Friendship, Mission

Can Watching "Elf" Really Help Me Be A Better Missionary?

Christmas is once again upon us and that means one thing; Elf better be in my Netflix queue! It is the only movie I know of that gets funnier the more I watch it. But this summer I was thinking a lot about evangelization on campus and I had a revelation: Buddy the Elf is the perfect example of a missionary!

For those who don’t know the movie or need a refresher, Elf is the story of a young baby who accidently gets taken by Santa to the North Pole, there he is raised as any other elf, until one day it is revealed to him that he is actually a human. After this life-changing shock, Buddy then decides to go to New York in order to build a relationship with his father, who he learns is on the Naughty List. The rest of the story is a comical trip of a full grown man who thinks he’s an elf, and eventually saves Christmas.

Now you might be thinking, “Zach, there ain’t no way you can convince me the Elf is anything more than a cheesy Christmas movie.” But there is so much that we can learn from Buddy! This is something I feel I could write an entire essay on, but for your sake, I’ll keep it brief.

In the movie, Buddy is taught from a young age that there are three rules every elf must learn: treat every day like Christmas, there’s room for everyone on the nice list, and the best way to spread Christmas cheer is singing loud for all to hear. Buddy lets these rules guide his entire life.

Similarly, there are three rules that every missionary must know: divine intimacy, authentic friendship, and vison for spiritual multiplication. Now Buddy the elf is not a missionary, but he does live from these three rules in his efforts to spread the Christmas spirit. The way Buddy shares Christmas with others is a great example of how we can do the same for Jesus Christ. I’m not crazy. See for yourself:

 

Divine Intimacy

Buddy loves Christmas more than probably any human that has ever existed because he spent all of his life in a close, intimate relationship with the big man himself, Santa Claus. Buddy learned at the feet of the master, and if he wasn’t learning from Santa directly, he was learning from Papa Elf, Santa’s most faithful servant. It’s this relationship that spurs Buddy on in everything he does. When Buddy is thrown into the crass, unbelieving world of New York, he isn’t fazed but instead wants everyone to know the joy he’s experienced. Evangelization must flow from this a wellspring of joy within the heart.

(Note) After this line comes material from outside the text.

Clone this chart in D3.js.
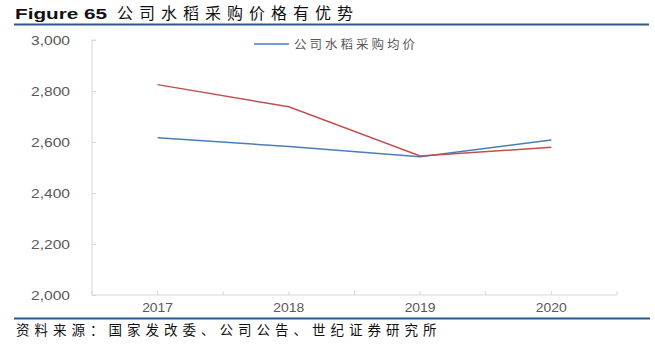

Just like Buddy stayed close to Santa, we have to stay close to God. It is only when we are close to God that we can be an effective missionaries. He must be our source. God, our Father, our Dad, helps us to see people the same way he does and to love people with the same unconditional love he has. Daily prayer, reading the Bible, participating in the Sacraments, these are the ways that God reaches out to us from heaven and changes our hearts so we may imitate him. When I begin to love people as my Dad loves them, how could I not want to share the Gospel with them?

 

Authentic Friendship

Buddy seeks to be friends with all those he meets, whether it’s his new family, a little girl in the doctor’s waiting office, or the man he shares “syrup” with in the mailroom. He wants everybody to have a friend. Rather than keeping his head down and moving with the rest of the world, Buddy looks to those around him. He engages with Carolyn in the doctor’s office and finds out what she wants for Christmas. He looks to his coworker in the mailroom and listens to his story. While exploring New York, he stops in a coffee shop just to congratulate them for their coffee.

Like Buddy, I can be pretty awkward. But I know that every single person I meet on campus deserves a friend. I may not be able to be the person to do that for all of them, but being a missionary means encountering them in daily moments. Christ’s joy always trumps my own awkwardness.

 

Vision of Spiritual Multiplication

Though Buddy brings joy to all those around him and wants to be their friends, there are really only two people he deeply invests in: Michael, his brother, and Jovie, his girlfriend. He pours into these two, teaching them about the Christmas spirit and showing them what it means to be people who are truly happy.

At the climax of the movie, Santa’s sleigh crashes. It runs on Christmas spirit, something New York was greatly lacking in. And though Buddy was the one who had been spreading the Christmas spirit with those he encountered, it was the two people he had been investing in who got an entire crowd of people outside of Central Park to start singing Christmas carols. This is ultimately what gave Santa’s sleigh enough spirit to fly again.

We might just be one missionary on a college campus. We can’t reach everyone. Instead we can pour into a few people, walking with them daily, and model for them a life of discipleship with Christ. These few can do the same for others. In this way, we create enough zeal for the Gospel to make and a lasting hope for others.

The Gospel is so much greater than a generic “Christmas spirit.” In fact, the real Christmas spirit is one of evangelization. This thing has happened that we have been waiting for all our lives! God has become man! He’s here! He’s one of us! I can know him! And now I need to tell the world!  God has given us Himself, the greatest gift any person could ever receive. Shouldn’t we be at least as joyful, at least as dedicated as Buddy?